### Records to use
▽
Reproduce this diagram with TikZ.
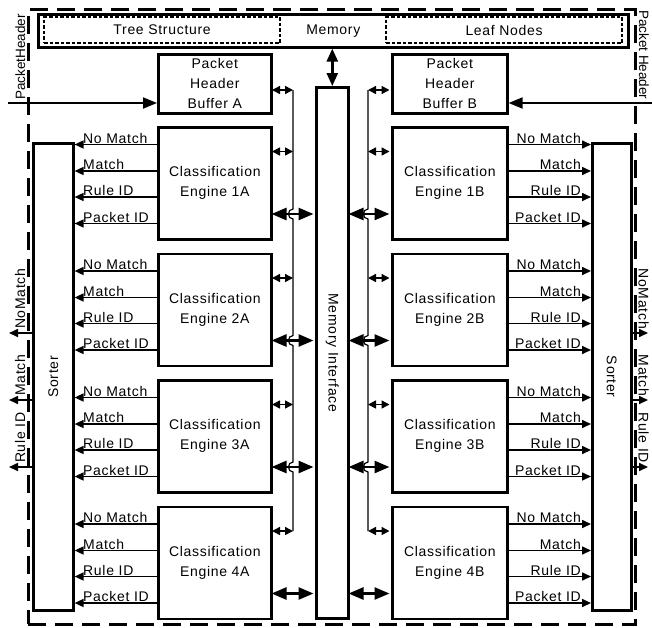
\documentclass[tikz,border=0pt]{standalone}
\usepackage{fontspec}
\setmainfont[LetterSpace=5]{Liberation Sans}
\newfontfamily\plainfont{Liberation Sans}
\usetikzlibrary{arrows.meta,calc}
\begin{document}
\begin{tikzpicture}[x=1pt,y=-1pt,
  font=\fontsize{14}{20}\selectfont,
  box/.style={draw, line width=2.6pt, inner sep=0pt, align=center, anchor=north west},
  dotbox/.style={draw, line width=2.2pt, dash pattern=on 3.5pt off 2pt, inner sep=0pt, anchor=north west},
  frame/.style={draw, line width=2.6pt, dash pattern=on 18pt off 9pt, inner sep=0pt, anchor=north west},
  bus/.style={line width=1.2pt},
  outarr/.style={line width=1.6pt, -{Triangle[length=9pt,width=8pt]}},
  smallarr/.style={line width=1.5pt, {Triangle[length=8pt,width=8pt]}-{Triangle[length=8pt,width=8pt]}},
  bigarr/.style={line width=2.6pt, {Triangle[length=15pt,width=12pt]}-{Triangle[length=15pt,width=12pt]}},
  memarr/.style={line width=2.6pt, {Triangle[length=13pt,width=11pt]}-{Triangle[length=13pt,width=11pt]}},
  inarr/.style={line width=2pt, -{Triangle[length=14pt,width=11pt]}},
  lbl/.style={inner sep=0pt},
]
\useasboundingbox (0,0) rectangle (652,627);

% outer dashed frame
\node[frame, minimum width=607pt, minimum height=615pt] (frame) at (27,8) {};

% memory
\node[box, minimum width=590pt, minimum height=33pt] (mem) at (37,13) {Memory};
\node[dotbox, minimum width=236pt, minimum height=26pt] (tree) at (43,16) {Tree Structure};
\node[dotbox, minimum width=236pt, minimum height=26pt] (leaf) at (385,16) {Leaf Nodes};

% buffers
\node[box, minimum width=113pt, minimum height=59pt] (bufA) at (157,53) {Packet\\Header\\Buffer A};
\node[box, minimum width=115pt, minimum height=59pt] (bufB) at (391,53) {Packet\\Header\\Buffer B};

% memory interface
\node[box, minimum width=32pt, minimum height=531pt] (mi) at (315,86) {};
\node[rotate=-90] (mitext) at (mi.center) {Memory Interface};
\draw[memarr] (mi.north |- mem.south) -- (mi.north);

% sorters
\node[box, minimum width=40pt, minimum height=467pt] (sortL) at (32,142) {};
\node[rotate=90] (sortLtext) at (sortL.center) {Sorter};
\node[box, minimum width=39pt, minimum height=467pt] (sortR) at (591,142) {};
\node[rotate=-90] (sortRtext) at (sortR.center) {Sorter};

% packet header inputs
\coordinate (inL) at (8,103);
\coordinate (inR) at (652,103);
\draw[inarr] (inL) -- (bufA.west |- inL);
\draw[inarr] (inR) -- (bufB.east |- inR);
\node[lbl, rotate=90, anchor=base west, font=\plainfont\fontsize{13.5}{15}\selectfont] (phL) at (25,100) {PacketHeader};
\node[lbl, rotate=-90, anchor=base west, font=\plainfont\fontsize{13.5}{15}\selectfont] (phR) at (639,10) {Packet Header};

% engines
\foreach \i/\t in {1/126,2/252.5,3/379,4/505.5}{
  \node[box, minimum width=113pt, minimum height=112pt] (eA\i) at (157,\t) {Classification\\Engine \i A};
  \node[box, minimum width=115pt, minimum height=112pt] (eB\i) at (391,\t) {Classification\\Engine \i B};
  \foreach \lab/\dy in {No Match/18.5, Match/45, Rule ID/71, Packet ID/97.5}{
    \draw[outarr] (eA\i.west |- 0,\t+\dy) -- (sortL.east |- 0,\t+\dy);
    \node[lbl, anchor=base west] at (83,\t+\dy-1.5) {\lab};
    \draw[outarr] (eB\i.east |- 0,\t+\dy) -- (sortR.west |- 0,\t+\dy);
    \node[lbl, anchor=base east] at (581,\t+\dy-1.5) {\lab};
  }
  \draw[smallarr] (272,\t+25.5) -- (293,\t+25.5);
  \draw[smallarr] (368,\t+25.5) -- (389.5,\t+25.5);
  \draw[bigarr] (271.5,\t+88) -- (313.5,\t+88);
  \draw[bigarr] (348.5,\t+88) -- (389.5,\t+88);
}

% buses
\draw[smallarr] (272,90) -- (293,90);
\draw[smallarr] (368,90) -- (389.5,90);
\draw[bus] (293,90) \foreach \t in {126,252.5,379}{ -- (293,\t+83) .. controls +(-6,0) and +(-6,0) .. (293,\t+93)} -- (293,531);
\draw[bus] (368,90) \foreach \t in {126,252.5,379}{ -- (368,\t+83) .. controls +(-6,0) and +(-6,0) .. (368,\t+93)} -- (368,531);

% sorter outputs
\foreach \lab/\y in {NoMatch/333, Match/400, Rule ID/467}{
  \draw[outarr] (sortL.west |- 0,\y) -- (9,\y);
  \node[lbl, rotate=90, anchor=base west] at (25,\y-4) {\lab};
  \draw[outarr] (sortR.east |- 0,\y) -- (648,\y);
  \node[lbl, rotate=-90, anchor=base east] at (638.5,\y-4) {\lab};
}
\end{tikzpicture}
\end{document}
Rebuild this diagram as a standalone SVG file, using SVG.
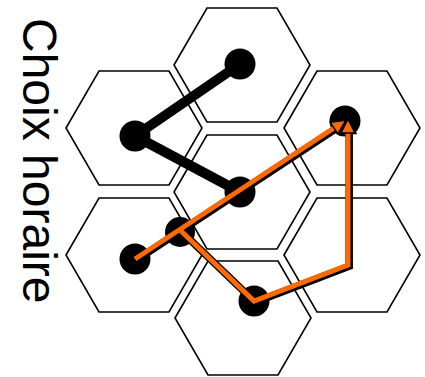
<svg xmlns="http://www.w3.org/2000/svg" width="425" height="377" viewBox="0 0 425 377">
<defs>
<style>
.hex{fill:#fff;stroke:#000;stroke-width:1.6}
.blk{fill:none;stroke:#000;stroke-width:10;stroke-linejoin:round}
.dot{fill:#000}
.sh{fill:none;stroke:#000;stroke-width:7.5;stroke-linejoin:miter}
.or{fill:none;stroke:#ff6a00;stroke-width:5;stroke-linejoin:miter}
.lbl{font-family:"Liberation Sans",Arial,sans-serif;font-size:48px;fill:#000}
</style>
<polygon id="h" points="-68,0 -35,-57 35,-57 68,0 35,57 -35,57"/>
<marker id="ah" markerUnits="userSpaceOnUse" markerWidth="16" markerHeight="16" refX="0" refY="7" orient="auto" overflow="visible">
<path d="M0,0 L14,7 L0,14 z" fill="#ff6a00" stroke="#000" stroke-width="1.5" stroke-linejoin="miter"/>
</marker>
<marker id="ahs" markerUnits="userSpaceOnUse" markerWidth="18" markerHeight="18" refX="0" refY="8" orient="auto" overflow="visible">
<path d="M0,0 L16,8 L0,16 z" fill="#000"/>
</marker>
</defs>
<rect width="425" height="377" fill="#fff"/>
<text class="lbl" transform="translate(23,18) rotate(90)">Choix horaire</text>
<g id="hex-top"><use href="#h" class="hex" x="242" y="65"/></g>
<g id="hex-ul"><use href="#h" class="hex" x="134" y="128"/></g>
<g id="hex-ur"><use href="#h" class="hex" x="352" y="128"/></g>
<g id="hex-c"><use href="#h" class="hex" x="242" y="192"/></g>
<g id="hex-ll"><use href="#h" class="hex" x="134" y="255"/></g>
<g id="hex-lr"><use href="#h" class="hex" x="352" y="255"/></g>
<g id="hex-b"><use href="#h" class="hex" x="243" y="318"/></g>
<g id="connectors">
<polyline class="blk" points="240,64 135,136 240,192"/>
</g>
<g id="dots">
<circle class="dot" cx="240" cy="64" r="15.5"/>
<circle class="dot" cx="135" cy="136" r="15.5"/>
<circle class="dot" cx="240" cy="192" r="15.5"/>
<circle class="dot" cx="180" cy="232" r="15"/>
<circle class="dot" cx="135" cy="259" r="15.5"/>
<circle class="dot" cx="254" cy="301" r="15.5"/>
<circle class="dot" cx="345" cy="121" r="15.5"/>
</g>
<g id="orange-paths">
<g transform="translate(1.2,1.2)">
<polyline class="sh" points="135,259 334,128" marker-end="url(#ahs)"/>
<polyline class="sh" points="180,230 254,301 348,265 348,133" marker-end="url(#ahs)"/>
</g>
<polyline class="or" points="135,259 334,128" marker-end="url(#ah)"/>
<polyline class="or" points="180,230 254,301 348,265 348,133" marker-end="url(#ah)"/>
</g>
</svg>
△
### Goal
Print the entries as they stand, first line through the line holding "minimum width=607pt, minimum", with every picture removed.

### The solution
Reproduce this diagram with TikZ.
\documentclass[tikz,border=0pt]{standalone}
\usepackage{fontspec}
\setmainfont[LetterSpace=5]{Liberation Sans}
\newfontfamily\plainfont{Liberation Sans}
\usetikzlibrary{arrows.meta,calc}
\begin{document}
\begin{tikzpicture}[x=1pt,y=-1pt,
  font=\fontsize{14}{20}\selectfont,
  box/.style={draw, line width=2.6pt, inner sep=0pt, align=center, anchor=north west},
  dotbox/.style={draw, line width=2.2pt, dash pattern=on 3.5pt off 2pt, inner sep=0pt, anchor=north west},
  frame/.style={draw, line width=2.6pt, dash pattern=on 18pt off 9pt, inner sep=0pt, anchor=north west},
  bus/.style={line width=1.2pt},
  outarr/.style={line width=1.6pt, -{Triangle[length=9pt,width=8pt]}},
  smallarr/.style={line width=1.5pt, {Triangle[length=8pt,width=8pt]}-{Triangle[length=8pt,width=8pt]}},
  bigarr/.style={line width=2.6pt, {Triangle[length=15pt,width=12pt]}-{Triangle[length=15pt,width=12pt]}},
  memarr/.style={line width=2.6pt, {Triangle[length=13pt,width=11pt]}-{Triangle[length=13pt,width=11pt]}},
  inarr/.style={line width=2pt, -{Triangle[length=14pt,width=11pt]}},
  lbl/.style={inner sep=0pt},
]
\useasboundingbox (0,0) rectangle (652,627);

% outer dashed frame
\node[frame, minimum width=607pt, minimum height=615pt] (frame) at (27,8) {};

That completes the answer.